Since these new rules came into effect in September of last year, the equivalent of 155,000 10-year passports have been wasted, according to research produced by Direct Line.

The insurer found that passport holders typically have 159 days left on their travel document when they renew, which equates to just over five months. This means passport holders have collectively wasted £13.3m when renewing their documents since the new rules came in.

Prior to September 2018, any remaining months (up to nine) on an old passport would automatically be added to a new passport. However, this is no longer the case.

Direct Line’s research found that close to a third (31%) of passport holders, equating to more than 14 million people, mistakenly believe the months remaining on their documents are automatically transferred over to their new passport.

What happens if there is a no-deal Brexit?

Of those who haven’t renewed their passports in the last two years, 1.5 million people (or rather 5% of the population) have less than six months remaining. This could present a problem if they travel to the Schengen area of Europe if the UK leaves the European Union (EU) without a deal. This is because six months validity is required to travel in this area, which includes countries like France, Italy, Spain and Germany.

Direct Line pointed out that nine of the top 10 countries visited by Brits last year will require a minimum of six months validity on a passport if the UK leaves without a deal.
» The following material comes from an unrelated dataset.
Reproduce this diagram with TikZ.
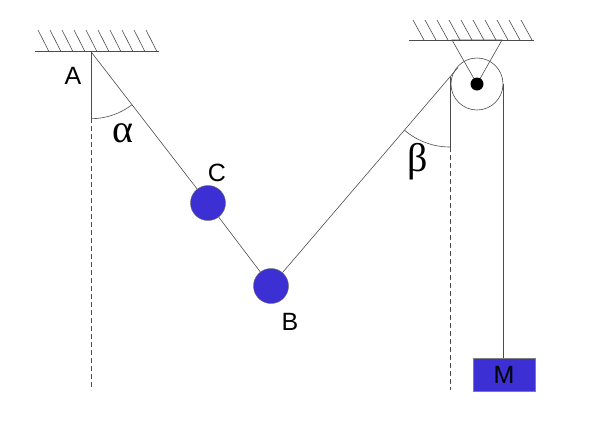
\documentclass[tikz,border=0pt]{standalone}
\usepackage{fontspec}
\setmainfont{Liberation Sans}
\newfontfamily\greekfont{Liberation Serif}
\definecolor{massblue}{RGB}{60,48,212}

\begin{document}
\begin{tikzpicture}[x=1pt, y=-1pt,
      every node/.style = {font=\fontsize{25}{27}\selectfont},
      rope/.style = {draw=black!70, line width=0.6pt},
      plumb/.style = {draw=black!70, line width=0.6pt, dash pattern=on 5pt off 3pt},
      ball/.style = {circle, draw=black!60, fill=massblue, minimum size=35pt, inner sep=0pt},
      pulley/.style = {circle, draw=black!70, line width=0.6pt, minimum size=52pt, inner sep=0pt},
      block/.style = {rectangle, draw=black!50, fill=massblue, minimum width=62pt, minimum height=33pt},
      greek/.style = {font=\greekfont\fontsize{40}{40}\selectfont}]
  \useasboundingbox (0,0) rectangle (611,432);
  \draw[rope] (35,51.7) -- (159,51.7);
  \foreach \x in {38,50,...,146} \draw[rope] (\x,30) -- ++(11,21.7);
  \draw[rope] (409,40) -- (534,40);
  \foreach \x in {413,425,...,521} \draw[rope] (\x,20) -- ++(11,20);
  \coordinate (A) at (91,51.7);
  \node[ball] (C) at (208,203) {};
  \node[ball] (B) at (271,286) {};
  \node[pulley] (P) at (477,84) {};
  \coordinate (T) at (458,67.5);
  \coordinate (Q) at (450,77);
  \node[block] (M) at (504,374.5) {M};
  \draw[rope] (A) -- (C) -- (B) -- (T);
  \draw[rope] (P.east) -- (P.east |- M.north);
  \draw[rope] (452,40) -- (502,40) -- (P.center) -- cycle;
  \fill (P.center) circle[radius=6.5];
  \draw[rope] (A) -- ++(0,66.3) coordinate (A1);
  \draw[plumb] (A1) -- (91,390);
  \draw[rope] (Q) -- (450,147) coordinate (Q1);
  \draw[plumb] (Q1) -- (450,390);
  \draw[rope] (A) ++(0,67) arc[start angle=90, end angle=52.6, radius=67];
  \draw[rope] (Q) ++(0,70) arc[start angle=90, end angle=130.6, radius=70];
  \node (labelA) at (73,76) {A};
  \node (labelC) at (217,173) {C};
  \node (labelB) at (290,322) {B};
  \node[greek] (alpha) at (123,133) {α};
  \node[greek] (beta) at (418,162) {β};
\end{tikzpicture}
\end{document}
The Republic of Ireland would be the only destination that does not require six months on British passports to allow entry.

Source: Direct Line

“In many cases a 10-year passport is only useful for nine and a half years as so many countries require six months validity to let someone in,” Tom Bishop, head of travel Insurance at Direct Line, commented: 

“It is a difficult balancing act, passport holders won’t want to waste remaining time on an old passport by getting a new one too early, but in many cases, holidaymakers will need to ensure they have at least six months validity before travelling,” he added.